Wednesday, March 30, 2011

Report: "Sitting in [D.C.] traffic triggers more heart attacks than eating, alcohol, cocaine, and sex"

My wife thinks that I have some sort of pathological problem when it comes to traffic - I will go to great lengths and spend non-trivial amounts of money to avoid sitting in traffic. Unfortunately, I currently live and work in a place that is notorious for its god-awful traffic - the D.C. metro area is tied with Chicago for having the worst congestion in the country, with the average D.C. driver spending 70 hours a year just sitting in stalled traffic (granted, this analysis of congestion is somewhat flawed, but still, traffic congestion around here is REALLY bad). Fortunately, I live in D.C. proper and work in northern Virginia, meaning that I have a 10-15 minute one-way reverse-commute most days, and I am able to work a relatively flexible work schedule that allows me to avoid most of the congestion most of time time - so I realize that I have it FAR better than most people who drive to work around here.

Nevertheless, apparently I am wise to avoid traffic whenever possible, as Grist reports that sitting in traffic apparently triggers more heart attacks than eating, alcohol, cocaine, and sex:
Air pollution from auto exhaust triggers a greater proportion of all heart attacks (7.4 percent) than physical exertion (6.2 percent), drinking alcohol or coffee (5 percent), exposure to air pollution in general (4.8 percent), negative emotions (3.9 percent), anger (3.1 percent), a heavy meal (2.7 percent), positive emotions (2.4 percent), sex (2.2 percent), or cocaine (<1 percent).
 Reuters confirms that just sitting in traffic is the single biggest heart attack trigger:
"Of the triggers for heart attack studied, cocaine is the most likely to trigger an event in an individual, but traffic has the greatest population effect as more people are exposed to (it)," the researchers wrote.
So, here's to avoiding traffic whenever possible.

As a reminder of the health benefits of avoiding traffic, here's a video of an 8.5 hour commute home from D.C. to the Virginia suburbs that happened as a result of the January 26, 2011 Commutageddon storm (my trip home that day took a mere 2 hours ... thank goodness for small blessings, right?).
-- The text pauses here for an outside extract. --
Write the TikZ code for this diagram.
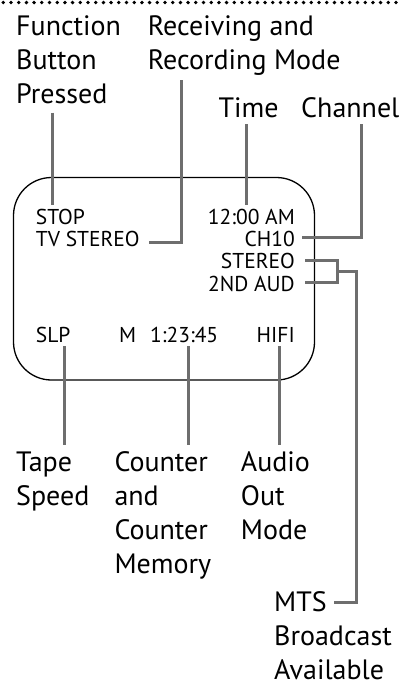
\documentclass[tikz,border=0pt]{standalone}
\usepackage{fontspec}
\setmainfont{PT Sans}
\definecolor{linegray}{HTML}{6E6E6E}
\begin{document}
\begin{tikzpicture}[x=1pt,y=-1pt,
  conn/.style={draw=linegray,line width=3pt,line cap=butt,line join=miter},
  big/.style={font=\fontsize{28}{34}\selectfont,inner sep=0pt,align=left,anchor=base west},
  small/.style={font=\fontsize{21.5}{22}\selectfont,inner sep=0pt},
  screenbox/.style={draw=black,line width=1.3pt,rounded corners=38pt,minimum width=301pt,minimum height=202.5pt,inner sep=0pt}]
\useasboundingbox (0,0) rectangle (399,681);
% dotted top rule
\foreach \i in {0,...,51} \fill (3.3+\i*7.7,2.5) circle (1.9pt);
% screen
\node[screenbox] (screen) at (164,278.75) {};
% screen texts
\node[small,anchor=base west] (stop) at (35.7,224) {STOP};
\node[small,anchor=base west] (tvs) at (35.7,246) {TV STEREO};
\node[small,anchor=base east] (time) at (295,224) {12:00 AM};
\node[small,anchor=base east] (ch) at (295,246) {CH10};
\node[small,anchor=base east] (st) at (295,268.3) {STEREO};
\node[small,anchor=base east] (aud) at (295,291.7) {2ND AUD};
\node[small,anchor=base west] (slp) at (35.7,342.7) {SLP};
\node[small,anchor=base west] (mm) at (119,342.7) {M};
\node[small,anchor=base west] (cnt) at (150,342.7) {1:23:45};
\node[small,anchor=base east] (hifi) at (295,342.7) {HIFI};
% labels (anchor = baseline of the last line)
\node[big] (fbp) at (16,103.3) {Function\\Button\\Pressed};
\node[big] (rrm) at (147.7,69.5) {Receiving and\\Recording Mode};
\node[big] (tl) at (218.3,117) {Time};
\node[big] (chl) at (301,117) {Channel};
\node[big] (tape) at (16,505) {Tape\\Speed};
\node[big] (ctr) at (114.3,573) {Counter\\and\\Counter\\Memory};
\node[big] (aom) at (240.7,539) {Audio\\Out\\Mode};
\node[big] (mts) at (274,679.7) {MTS\\Broadcast\\Available};
% connector end points
\coordinate (f1) at (52.3,112.7); \coordinate (f2) at (52.3,205);
\coordinate (r1) at (181,80); \coordinate (r2) at (181,242.3); \coordinate (r3) at (149,242.3);
\coordinate (t1) at (246.7,124); \coordinate (t2) at (246.7,205);
\coordinate (c1) at (361.7,124); \coordinate (c2) at (361.7,237.5); \coordinate (c3) at (301.7,237.5);
\coordinate (s1) at (305,260.7); \coordinate (s2) at (337.5,260.7);
\coordinate (a1) at (305,282.7); \coordinate (a2) at (337.5,282.7);
\coordinate (j1) at (337.5,271.7); \coordinate (j2) at (356,271.7);
\coordinate (j3) at (356,602.7); \coordinate (m1) at (334,602.7);
\coordinate (b1) at (64.3,346); \coordinate (b2) at (64.3,445);
\coordinate (n1) at (188.3,346); \coordinate (n2) at (188.3,445);
\coordinate (h1) at (279.3,346); \coordinate (h2) at (279.3,445);
% connectors
\draw[conn] (f1) -- (f2);
\draw[conn] (r1) -- (r2) -- (r3);
\draw[conn] (t1) -- (t2);
\draw[conn] (c1) -- (c2) -- (c3);
\draw[conn] (s1) -- (s2) -- (a2) -- (a1);
\draw[conn] (j1) -- (j2) -- (j3) -- (m1);
\draw[conn] (b1) -- (b2);
\draw[conn] (n1) -- (n2);
\draw[conn] (h1) -- (h2);
\end{tikzpicture}
\end{document}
This is what I do my best to avoid:



Just watching that video raises my blood pressure!

P.S. After writing the first draft of this post, I came across this tidbit that helps explain why D.C. metro traffic is so bad - apparently no one driving around in the D.C. metro area knows where they're going. Watching people try to navigate the highway exchanges and downtown roads, I can't say I'm surprised by these findings.